Apenas unos minutos después de que Juan Guaidó se autoproclamara presidente interino de Venezuela, Donald Trump colgaba uno de sus habituales tuits reconociendo al nuevo líder del país latinoamericano y asegurando que “todas las opciones están sobre la mesa”, incluida una intervención militar.
Estados Unidos ha puesto sus ojos en Venezuela con el fin de convertirlo en un nuevo estado satélite. Es la misma doctrina intervencionista, en función de sus intereses geoestratégicos y económicos, que el Tío Sam viene manteniendo en Latinoamérica desde mediados del siglo XX. Y ese objetivo expansionista nada tiene que ver ni con la defensa de los derechos humanos o la democracia ni con la lucha secular de la primera potencia del mundo contra el comunismo. La única y exclusiva razón es que en el país de Nicolás Maduro, convertido en el Sadam Husein latinoamericano, hay petróleo, ingentes reservas de petróleo que convierten a Venezuela en un bocado apetecible para las multinacionales del sector (muchas de ellas mantienen estrechas relaciones con el magnate que ocupa la Casa Blanca). No hace falta recordar lo que fue Irak: no una cruzada contra el terrorismo islamista y las armas de destrucción masiva, que nunca aparecieron, sino una guerra por el control de los riquísimos yacimientos del país. “Analistas han señalado que a pesar de que el gobierno de Barack Obama ordenó la salida de todos los efectivos de Irak en el año 2009, la presencia de fuerzas militares estadounidenses tiene por finalidad garantizar un gobierno aliado en la región para fortalecer su dominio geopolítico en el Medio Oriente”, asegura Telesur.
El oro negro supone la principal fuente de ingresos del país y genera alrededor del 80% de las exportaciones. Los yacimientos petrolíferos venezolanos son abundantes en gran parte del territorio, de donde cada día se extraen más de 2,3 millones de barriles. Evidentemente el mayor comprador es Estados Unidos, también Europa y el resto de países del cono sur. Nicolás Maduro, que puede ser un tirano dictador pero no tiene un pelo de tonto, ha culpado en reiteradas ocasiones al presidente Trump de querer dividir Venezuela y de pretender imponer un “gobierno títere”. También lo ha acusado de prometer a Guaidó el sillón presidencial del país sudamericano a cambio de las suculentas licencias de explotación del petróleo en la zona.
Maduro, un presidente acosado por la corrupción que ha recortado derechos civiles a su pueblo, tiene razón en una cosa: todo el siglo XX se vivió bajo la “dominación imperialista” hasta convertir América Latina en el “patio trasero de Estados Unidos”. Maduro recuerda el golpe de Estado de Estados Unidos de 1908, durante el mandato de Cipriano Castro. “No queremos volver al siglo XX de intervenciones gringas, no al golpismo, no al intervencionismo (…) Aquí no se rinde nadie, aquí vamos al combate, a la victoria del futuro”, ha asegurado Maduro.
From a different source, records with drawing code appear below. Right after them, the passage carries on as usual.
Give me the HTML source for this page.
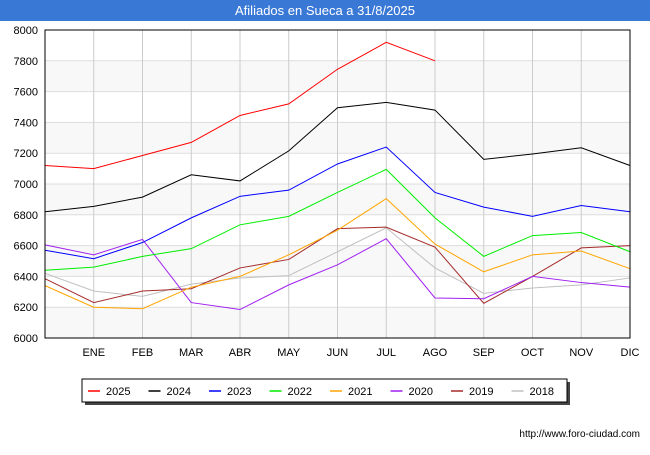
<!DOCTYPE html>
<html><head><meta charset="utf-8"><style>
body{margin:0;width:650px;height:450px;background:#fff;font-family:"Liberation Sans",sans-serif;overflow:hidden}
</style></head><body>
<svg width="650" height="450" id="svg" font-family="Liberation Sans, sans-serif">
<rect x="0" y="0" width="650" height="21" fill="#3a78d6"/>
<text x="325" y="15" text-anchor="middle" fill="#fff" font-size="13">Afiliados en Sueca a 31/8/2025</text>
<g id="grid"></g><g id="series"></g>
<rect x="45" y="30" width="585" height="308" fill="none" stroke="#000" stroke-width="1"/>
<g id="legend"></g>
<text x="640" y="437" text-anchor="end" font-size="10" fill="#000">http://www.foro-ciudad.com</text>
</svg>
<script>
const months=["","ENE","FEB","MAR","ABR","MAY","JUN","JUL","AGO","SEP","OCT","NOV","DIC"];
const yTicks=[6000,6200,6400,6600,6800,7000,7200,7400,7600,7800,8000];
const names=["2025","2024","2023","2022","2021","2020","2019","2018"];
const colors=["#ff0000","#000000","#0000ff","#00ee00","#ffa500","#a020f0","#a52a2a","#c0c0c0"];
const s2025=[7120,7100,7185,7270,7445,7520,7745,7920,7800];
const s2024=[6820,6855,6915,7060,7020,7215,7495,7530,7480,7160,7195,7235,7120];
const s2023=[6570,6515,6620,6780,6920,6960,7130,7240,6945,6850,6790,6860,6820];
const s2022=[6440,6460,6530,6580,6735,6790,6945,7095,6780,6530,6665,6685,6560];
const s2021=[6340,6200,6190,6330,6400,6540,6700,6905,6610,6430,6540,6565,6450];
const s2020=[6605,6540,6640,6230,6185,6345,6475,6645,6260,6255,6400,6360,6330];
const s2019=[6385,6230,6305,6320,6455,6510,6710,6720,6590,6225,6400,6585,6600];
const s2018=[6420,6305,6270,6350,6390,6405,6560,6715,6455,6290,6325,6345,6390];
const series=[s2025,s2024,s2023,s2022,s2021,s2020,s2019,s2018];
const NS="http://www.w3.org/2000/svg";
const X0=45,X1=630,Y0=338,Y1=30;
const x=i=>X0+i*(X1-X0)/12;
const y=v=>Y0-(v-6000)/2000*(Y0-Y1);
function mk(t,a,p){const e=document.createElementNS(NS,t);for(const k in a)e.setAttribute(k,a[k]);p.appendChild(e);return e;}
const g=document.getElementById('grid');
for(let i=0;i<yTicks.length-1;i++){
 if(i%2==0){const r=mk('rect',{x:X0,y:y(yTicks[i+1]),width:X1-X0,height:y(yTicks[i])-y(yTicks[i+1]),fill:i%4==0?'#f8f8f8':'#f8f8f8'},g);
 
 }
}
yTicks.forEach(v=>{
 const l=mk('line',{x1:X0,x2:X1,y1:y(v),y2:y(v),stroke:'#dddddd'},g);
 
 
 const t=mk('text',{x:38,y:y(v)+4,'text-anchor':'end','font-size':11,fill:'#000'},g);t.textContent=v;
 
 
});
months.forEach((m,i)=>{
 if(i>0){const l=mk('line',{x1:x(i),x2:x(i),y1:Y1,y2:Y0,stroke:'#cccccc'},g);
 
 }
 if(m){const t=mk('text',{x:x(i),y:356,'text-anchor':'middle','font-size':11,fill:'#000'},g);t.textContent=m;
 
 }
});
const sg=document.getElementById('series');
for(let k=series.length-1;k>=0;k--){
 const p=mk('polyline',{points:series[k].map((v,i)=>x(i)+','+y(v)).join(' '),fill:'none',stroke:colors[k],'stroke-width':1},sg);
 
 
}
const lg=document.getElementById('legend');
const sh=mk('rect',{x:85,y:382,width:485,height:23,fill:'#444'},lg);


const box=mk('rect',{x:82,y:379,width:485,height:23,fill:'#fff',stroke:'#000'},lg);


names.forEach((n,k)=>{
 const lx=88+k*60.5;
 const l=mk('line',{x1:lx,x2:lx+12,y1:391,y2:391,stroke:colors[k],'stroke-width':1.5},lg);
 
 
 const t=mk('text',{x:lx+18,y:395,'font-size':11,fill:'#000'},lg);t.textContent=n;
 
 
});
</script>
</body></html>
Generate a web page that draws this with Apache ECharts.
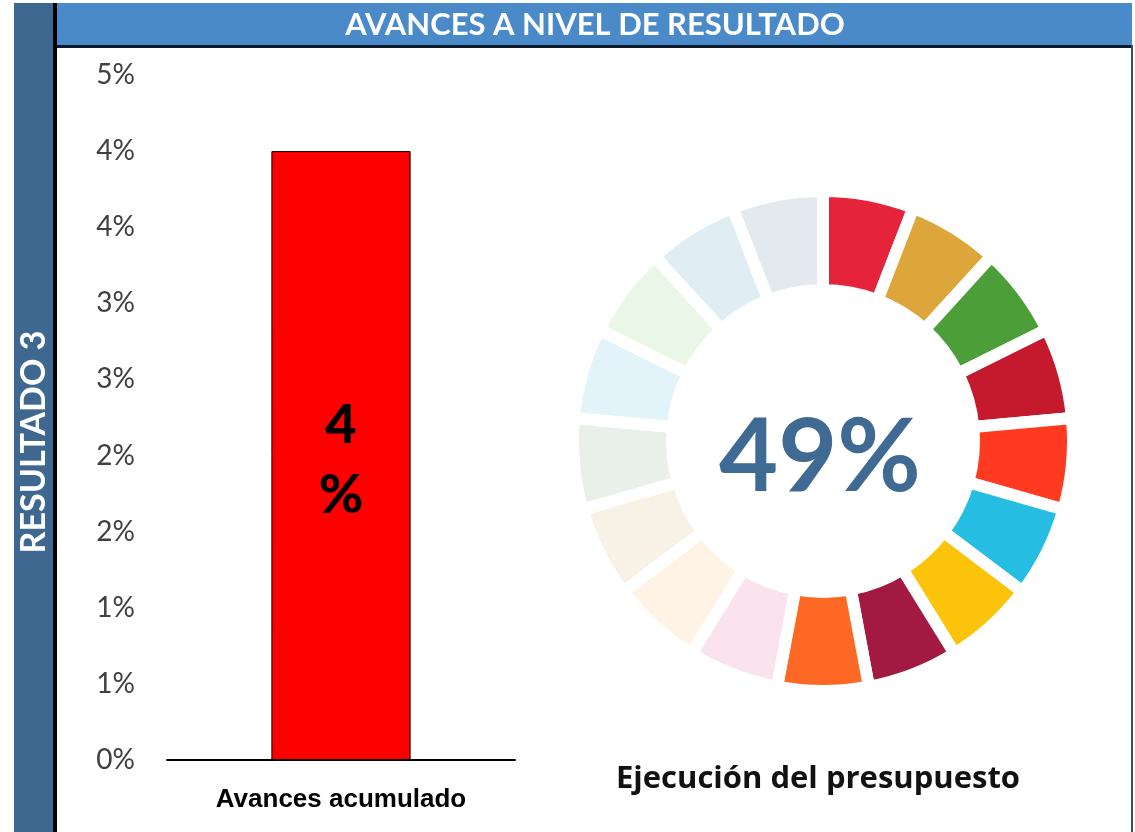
<!DOCTYPE html>
<html>
<head>
<meta charset="utf-8">
<title>Avances a nivel de resultado</title>
<script src="https://cdn.jsdelivr.net/npm/echarts@6/dist/echarts.min.js"></script>
<style>
  html, body { margin: 0; padding: 0; background: #fff; }
  #main { width: 1135px; height: 832px; }
</style>
</head>
<body>
<div id="main"></div>
<script>
// datos del gráfico
var categories = ['Avances acumulado']
var avanceValues = [0.04]
var barLabels = ['4\n%']
var yTickLabels = ['0%', '1%', '1%', '2%', '2%', '3%', '3%', '4%', '4%', '5%']
// 17 ODS, todos del mismo tamaño; 1 = con color, 0 = apagado
var odsValues = [1, 1, 1, 1, 1, 1, 1, 1, 1, 1, 1, 1, 1, 1, 1, 1, 1]
var odsFilled = [1, 1, 1, 1, 1, 1, 1, 1, 1, 0, 0, 0, 0, 0, 0, 0, 0]
var presupuestoText = '49%'

var odsColors = ['#e5243b', '#dda63a', '#4c9f38', '#c5192d', '#ff3a21', '#26bde2',
  '#fcc30b', '#a21942', '#fd6925', '#dd1367', '#fd9d24', '#bf8b2e', '#3f7e44',
  '#0a97d9', '#56c02b', '#00689d', '#19486a']

// mezcla con blanco para los ODS apagados (así el borde blanco sigue tapando)
function fade(hex, a) {
  var r = parseInt(hex.substr(1, 2), 16)
  var g = parseInt(hex.substr(3, 2), 16)
  var b = parseInt(hex.substr(5, 2), 16)
  function mix(c) { return Math.round(255 - (255 - c) * a) }
  return 'rgb(' + mix(r) + ',' + mix(g) + ',' + mix(b) + ')'
}

var myChart = echarts.init(document.getElementById('main'))

var pieData = odsValues.map(function (v, i) {
  return {
    value: v,
    name: 'ODS ' + (i + 1),
    itemStyle: { color: odsFilled[i] ? odsColors[i] : fade(odsColors[i], 0.12) }
  }
})

var option = {
  backgroundColor: '#fff',
  animation: false,
  grid: { left: 167, right: 620, top: 75, bottom: 72 },
  xAxis: {
    type: 'category',
    data: categories,
    axisLine: { lineStyle: { color: '#000', width: 2 } },
    axisTick: { show: false },
    axisLabel: {
      margin: 27,
      color: '#000',
      fontFamily: 'Liberation Sans',
      fontWeight: 'bold',
      fontSize: 26
    }
  },
  yAxis: {
    type: 'value',
    min: 0,
    max: 0.045,
    interval: 0.005,
    splitLine: { show: false },
    axisLine: { show: false },
    axisTick: { show: false },
    axisLabel: {
      margin: 32,
      color: '#404040',
      fontFamily: 'Lato',
      fontSize: 28,
      formatter: function (v) {
        return yTickLabels[Math.round(v / 0.005)]
      }
    }
  },
  series: [
    {
      type: 'bar',
      data: avanceValues,
      barWidth: '40%',
      itemStyle: { color: '#ff0000', borderColor: '#000', borderWidth: 1 },
      label: {
        show: true,
        position: 'inside',
        formatter: function (p) { return barLabels[p.dataIndex] },
        color: '#000',
        fontFamily: 'Lato',
        fontWeight: 900,
        fontSize: 54,
        lineHeight: 70,
        offset: [0, 5]
      }
    },
    {
      type: 'pie',
      center: [823, 441],
      radius: [151, 250],
      startAngle: 90,
      clockwise: true,
      silent: true,
      label: { show: false },
      labelLine: { show: false },
      itemStyle: { borderColor: '#fff', borderWidth: 12 },
      data: pieData
    }
  ],
  graphic: [
    // franja izquierda
    { type: 'rect', shape: { x: 14, y: 3, width: 40, height: 829 }, style: { fill: '#3e6890' } },
    { type: 'rect', shape: { x: 53, y: 3, width: 4, height: 829 }, style: { fill: '#000' } },
    {
      type: 'text', x: 34, y: 442, rotation: Math.PI / 2,
      style: {
        text: 'RESULTADO 3', fill: '#fff', fontFamily: 'Lato', fontWeight: 'bold',
        fontSize: 34, align: 'center', verticalAlign: 'middle'
      }
    },
    // encabezado
    { type: 'rect', shape: { x: 57, y: 3, width: 1075, height: 42 }, style: { fill: '#4a8ac9' } },
    { type: 'rect', shape: { x: 57, y: 45, width: 1075, height: 3 }, style: { fill: '#0d1a2a' } },
    {
      type: 'text', x: 595, y: 25,
      style: {
        text: 'AVANCES A NIVEL DE RESULTADO', fill: '#fff', fontFamily: 'Lato', fontWeight: 'bold',
        fontSize: 31, align: 'center', verticalAlign: 'middle'
      }
    },
    // borde derecho
    { type: 'rect', shape: { x: 1131, y: 45, width: 2, height: 787 }, style: { fill: '#2f5a48' } },
    // texto del presupuesto
    {
      type: 'text', x: 820, y: 458,
      style: {
        text: presupuestoText, fill: '#3e6a94', fontFamily: 'Lato', fontWeight: 'bold',
        fontSize: 102, align: 'center', verticalAlign: 'middle'
      }
    },
    {
      type: 'text', x: 818, y: 779,
      style: {
        text: 'Ejecución del presupuesto', fill: '#111', fontFamily: 'Open Sans', fontWeight: 'bold',
        fontSize: 31, align: 'center', verticalAlign: 'middle'
      }
    }
  ]
}

myChart.setOption(option)
window.addEventListener('resize', function () {
  myChart.resize()
})
</script>
</body>
</html>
Mientras tanto, insistió en que “los asuntos de Venezuela, solo deben ser atendidos y tratados por el gobierno de Venezuela. Nuestros problemas se resuelven en casa, contando con el pueblo. Nadie debe meterse en los asuntos internos. Estamos en una batalla histórica, que nadie baje la guardia. Pretenden gobernar a Venezuela desde Washington, desde Bogotá”, denunció el todavía líder venezolano. Maduro cree que Estados Unidos “no tiene amigos”, ya que es un país movido por intereses económicos, en un claro mensaje a su rival Guaidó. “En Venezuela va a permanecer la voluntad del pueblo por encima de cualquier conspiración”, añadió.
Y mientras Maduro llama a la resistencia frente al imperialismo yanqui, el vicepresidente norteamericano, Mike Pence, ponía otro tuit para “la gente buena de Venezuela”. “En nombre del pueblo estadounidense les decimos: estamos con ustedes. Estamos contigo, y nos quedaremos hasta que la democracia se restaure y usted reclame su derecho de nacimiento de libertad. ¡América está con usted y continuaremos con usted hasta que se restablezca la libertad!”, le dijo a Guaidó. Con los opositores y por supuesto con el petróleo del país.